┌──

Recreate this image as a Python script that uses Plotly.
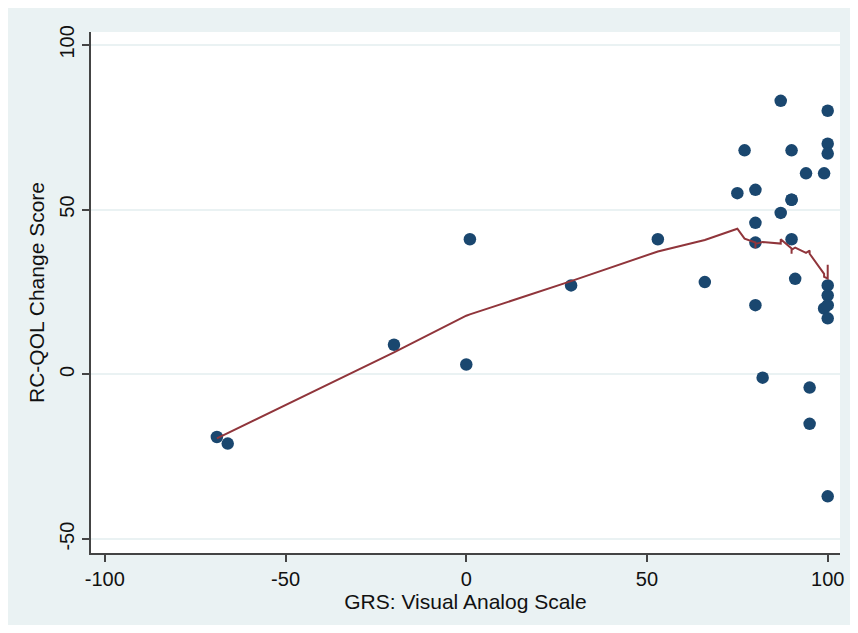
import plotly.graph_objects as go

# Scatter data (GRS visual analog scale vs RC-QOL change score)
grs = [-69, -66, -20, 0, 1, 29, 53, 66, 75, 77, 80, 80, 80, 80, 82, 87, 87,
       90, 90, 90, 90, 91, 94, 95, 95, 99, 99, 100, 100, 100, 100, 100, 100, 100, 100]
rcqol = [-19, -21, 9, 3, 41, 27, 41, 28, 55, 68, 56, 46, 40, 21, -1, 83, 49,
         68, 53, 53, 41, 29, 61, -4, -15, 61, 20, 80, 70, 67, 27, 24, 21, 17, -37]

# Lowess smoother vertices
lowess_x = [-69, -66, -20, 0, 1, 29, 53, 66, 75, 77, 80, 80, 80, 80, 82, 87, 87,
            90, 90, 90, 90, 91, 94, 95, 95, 99, 99, 100, 100, 100]
lowess_y = [-19.4, -17.8, 6.7, 17.8, 18.2, 28.3, 37.3, 40.8, 44.2, 41.2, 40.0, 39.2, 38.3, 39.6,
            40.2, 39.7, 41.0, 38.2, 37.6, 36.6, 37.8, 38.5, 36.9, 37.6, 36.6, 30.5, 29.6, 29.1, 33.3, 32.6]

xticks = [-100, -50, 0, 50, 100]
xticklabels = ["-100", "-50", "0", "50", "100"]
yticks = [-50, 0, 50, 100]
yticklabels = ["-50", "0", "50", "100"]

NAVY = "#1a476f"
MAROON = "#90353b"
BG = "#eaf2f3"
AX = "#444444"

fig = go.Figure()
fig.add_trace(go.Scatter(x=grs, y=rcqol, mode="markers",
                         marker=dict(color=NAVY, size=12.5, line=dict(width=0)),
                         showlegend=False))
fig.add_trace(go.Scatter(x=lowess_x, y=lowess_y, mode="lines",
                         line=dict(color=MAROON, width=2),
                         showlegend=False))

tickfont = dict(family="Liberation Sans, Arial, sans-serif", size=20, color="#111111")
titlefont = dict(family="Liberation Sans, Arial, sans-serif", size=21, color="#111111")

fig.update_layout(
    width=842, height=617,
    margin=dict(l=83, r=6, t=24, b=72),
    paper_bgcolor=BG,
    plot_bgcolor="white",
    font=tickfont,
    xaxis=dict(range=[-103.83, 103.4], tickvals=xticks, ticktext=xticklabels,
               ticks="outside", ticklen=7,
               tickwidth=1.5, tickcolor=AX, showline=True, linecolor=AX, linewidth=1.5,
               showgrid=False, zeroline=False,
               title=dict(text="GRS: Visual Analog Scale", standoff=4, font=titlefont),
               tickfont=tickfont),
    yaxis=dict(range=[-54.2, 103.9], tickvals=yticks, ticktext=yticklabels,
               ticks="outside", ticklen=7,
               tickwidth=1.5, tickcolor=AX, showline=True, linecolor=AX, linewidth=1.5,
               showgrid=True, gridcolor=BG, gridwidth=1.5, zeroline=False,
               tickangle=-90,
               title=dict(text="RC-QOL Change Score", standoff=6, font=titlefont),
               tickfont=tickfont),
)

fig.write_html("out.html")
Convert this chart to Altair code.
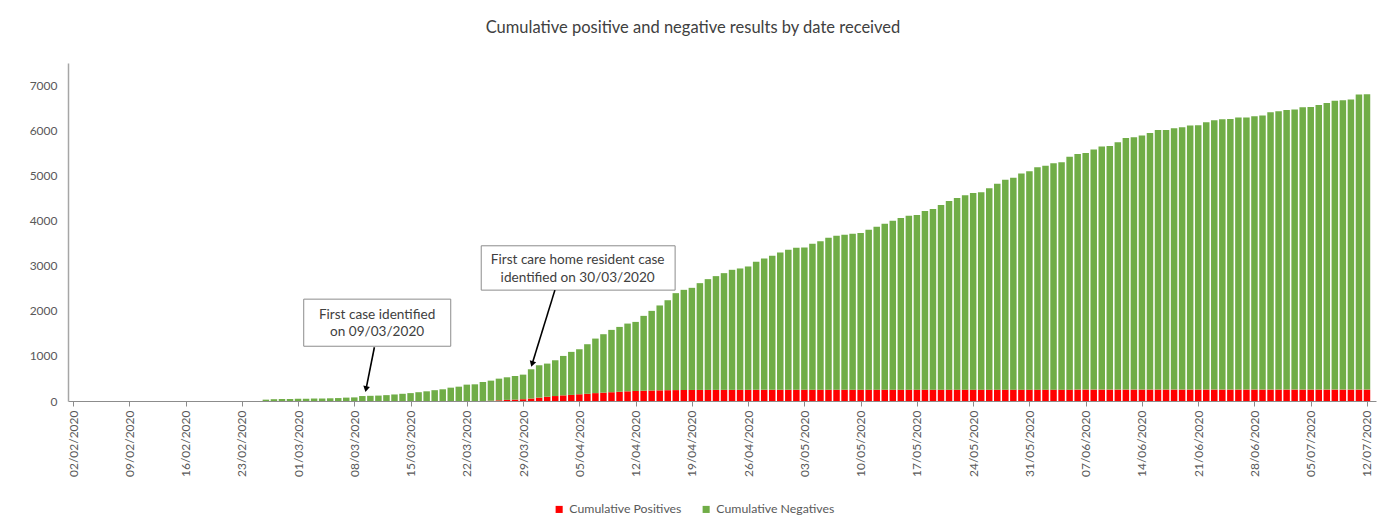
import altair as alt
import pandas as pd

# ---- data (cumulative totals = positives + negatives) ----
feb_total = [30, 40, 45, 45]  # 26/02 - 29/02
mar_total = [50, 50, 55, 55, 60, 65, 75, 80, 110, 115, 120, 130, 145, 160, 175, 195,
             215, 240, 260, 296, 318, 363, 370, 422, 452, 496, 526, 555, 585, 704, 793]
apr_total = [830, 904, 1000, 1090, 1148, 1260, 1385, 1482, 1578, 1644, 1718, 1755, 1889,
             2000, 2120, 2236, 2393, 2467, 2511, 2615, 2704, 2771, 2837, 2911, 2941, 2985,
             3089, 3163, 3222, 3296]
may_total = [3356, 3400, 3405, 3489, 3545, 3625, 3667, 3689, 3711, 3726, 3800, 3867, 3933,
             4000, 4060, 4111, 4126, 4215, 4260, 4348, 4437, 4504, 4563, 4615, 4630, 4719,
             4822, 4911, 4952, 5048, 5096]
jun_total = [5185, 5222, 5274, 5296, 5422, 5482, 5504, 5578, 5645, 5660, 5741, 5837, 5852,
             5889, 5948, 6015, 6015, 6052, 6074, 6115, 6120, 6185, 6230, 6252, 6255, 6289,
             6292, 6319, 6333, 6407]
jul_total = [6430, 6459, 6470, 6519, 6522, 6570, 6615, 6660, 6674, 6689, 6800, 6805]

feb_pos = [0, 0, 0, 0]
mar_pos = [0, 0, 0, 0, 0, 0, 0, 0, 0, 0, 0, 0, 0, 0, 0, 0, 0, 0, 0, 0, 0, 0, 0, 0,
           5, 15, 25, 30, 40, 55, 75]
apr_pos = [95, 110, 125, 135, 150, 160, 175, 185, 195, 205, 215, 222, 228, 233, 237, 240,
           242, 244, 245, 246, 246, 247, 247, 247, 248, 248, 248, 248, 249, 249]
may_pos = [249, 249, 250, 250, 250, 250, 250, 250, 250, 250, 251, 251, 251, 251, 251, 251,
           251, 251, 251, 251, 252, 252, 252, 252, 252, 252, 252, 252, 252, 252, 252]
jun_pos = [252, 252, 252, 252, 252, 253, 253, 253, 253, 253, 253, 253, 253, 253, 253, 253,
           253, 253, 253, 253, 253, 253, 253, 253, 253, 253, 253, 253, 253, 253]
jul_pos = [253, 253, 253, 253, 253, 253, 253, 253, 253, 253, 253, 253]

totals = feb_total + mar_total + apr_total + may_total + jun_total + jul_total
positives = feb_pos + mar_pos + apr_pos + may_pos + jun_pos + jul_pos
dates = [d.strftime("%Y-%m-%d") for d in pd.date_range("2020-02-26", "2020-07-12", freq="D")]

tick_dates = [d for d in pd.date_range("2020-02-02", "2020-07-12", freq="7D")]

series_names = ["Cumulative Positives", "Cumulative Negatives"]
series_colors = ["#FF0000", "#70AD47"]

rows = []
for d, t, p in zip(dates, totals, positives):
    rows.append({"date": d, "series": series_names[0], "value": p, "ord": 0})
    rows.append({"date": d, "series": series_names[1], "value": t - p, "ord": 1})
df = pd.DataFrame(rows)

# ---- annotations (in data coordinates) ----
box_x = ["2020-03-01T17:00:00Z", "2020-03-23T19:00:00Z"]
box_x2 = ["2020-03-20T00:00:00Z", "2020-04-16T22:00:00Z"]
box_y = [1215, 2460]
box_y2 = [2260, 3444]
boxes = pd.DataFrame({"x": box_x, "x2": box_x2, "y": box_y, "y2": box_y2})

label_x = ["2020-03-10T20:00:00Z", "2020-03-10T20:00:00Z", "2020-04-04T19:00:00Z", "2020-04-04T19:00:00Z"]
label_y = [1904, 1527, 3133, 2727]
label_text = ["First case identified", "on 09/03/2020",
              "First care home resident case", "identified on 30/03/2020"]
labels = pd.DataFrame({"x": label_x, "y": label_y, "t": label_text})

arrow_x = ["2020-03-10T12:00:00Z", "2020-04-01T23:00:00Z"]
arrow_y = [1193, 2460]
arrow_x2 = ["2020-03-09T11:00:00Z", "2020-03-30T03:00:00Z"]
arrow_y2 = [264, 819]
arrow_angle = [11, 17]
arrows = pd.DataFrame({"x": arrow_x, "y": arrow_y, "x2": arrow_x2, "y2": arrow_y2, "ang": arrow_angle})

FONT = "Lato"

xscale = alt.Scale(type="utc", domain=[alt.DateTime(year=2020, month=2, date=2, utc=True),
                                        alt.DateTime(year=2020, month=7, date=12, hours=12, utc=True)])
tick_vals = [alt.DateTime(year=d.year, month=d.month, date=d.day, utc=True) for d in tick_dates]
yscale = alt.Scale(domain=[0, 7500], nice=False)

bars = alt.Chart(df).mark_bar(size=6.5).encode(
    x=alt.X("date:T", scale=xscale, title=None,
            axis=alt.Axis(values=tick_vals, format="%d/%m/%Y", labelAngle=270,
                          labelFont=FONT, labelFontSize=12, labelColor="#595959",
                          labelPadding=4, tickSize=5, tickColor="#8c8c8c",
                          domainColor="#8c8c8c", grid=False, labelOverlap=False)),
    y=alt.Y("value:Q", stack="zero", scale=yscale, title=None,
            axis=alt.Axis(values=[0, 1000, 2000, 3000, 4000, 5000, 6000, 7000], format="d",
                          labelFont=FONT, labelFontSize=12, labelColor="#595959",
                          labelPadding=11, ticks=False, domainColor="#a6a6a6",
                          domainWidth=1.5, grid=False)),
    color=alt.Color("series:N",
                    scale=alt.Scale(domain=series_names, range=series_colors),
                    legend=alt.Legend(title=None, orient="none", direction="horizontal",
                                      legendX=485, legendY=440, symbolType="square",
                                      symbolSize=50, labelFont=FONT, labelFontSize=12.3,
                                      labelColor="#595959", columnPadding=18,
                                      symbolStrokeWidth=0)),
    order=alt.Order("ord:Q"),
)

box_layer = alt.Chart(boxes).mark_rect(fill="white", stroke="#8c8c8c", strokeWidth=1).encode(
    x="x:T", x2="x2:T", y="y:Q", y2="y2:Q")

text_layer = alt.Chart(labels).mark_text(font=FONT, fontSize=13.6, color="#404040",
                                         align="center", baseline="middle").encode(
    x="x:T", y="y:Q", text="t:N")

rule_layer = alt.Chart(arrows).mark_rule(color="black", strokeWidth=1.6).encode(
    x="x:T", x2="x2:T", y="y:Q", y2="y2:Q")

head_layer = alt.Chart(arrows).mark_point(shape="triangle-down", filled=True, size=45,
                                          color="black", opacity=1).encode(
    x="x2:T", y="y2:Q", angle=alt.Angle("ang:Q", scale=None))

chart = alt.layer(bars, box_layer, text_layer, rule_layer, head_layer).properties(
    width=1308, height=338,
    view=alt.ViewBackground(strokeWidth=0, strokeOpacity=0),
    title=alt.TitleParams("Cumulative positive and negative results by date received",
                          font=FONT, fontSize=16.5, fontWeight="normal", color="#404040",
                          anchor="middle", frame="group", dx=-29, offset=27),
    autosize=alt.AutoSizeParams(type="none"),
    padding={"left": 60, "top": 55, "right": 2, "bottom": 118},
).configure_view(stroke="transparent", strokeWidth=0, strokeOpacity=0).configure(background="white")

chart.save("out.html", embed_options={"renderer": "svg", "actions": False})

└──

*What the exercise asks*
Repeat exactly the lines from the first line of the records above through the line containing "21, 17, -37]", leaving out the pictures.

*Response*
Recreate this image as a Python script that uses Plotly.
import plotly.graph_objects as go

# Scatter data (GRS visual analog scale vs RC-QOL change score)
grs = [-69, -66, -20, 0, 1, 29, 53, 66, 75, 77, 80, 80, 80, 80, 82, 87, 87,
       90, 90, 90, 90, 91, 94, 95, 95, 99, 99, 100, 100, 100, 100, 100, 100, 100, 100]
rcqol = [-19, -21, 9, 3, 41, 27, 41, 28, 55, 68, 56, 46, 40, 21, -1, 83, 49,
         68, 53, 53, 41, 29, 61, -4, -15, 61, 20, 80, 70, 67, 27, 24, 21, 17, -37]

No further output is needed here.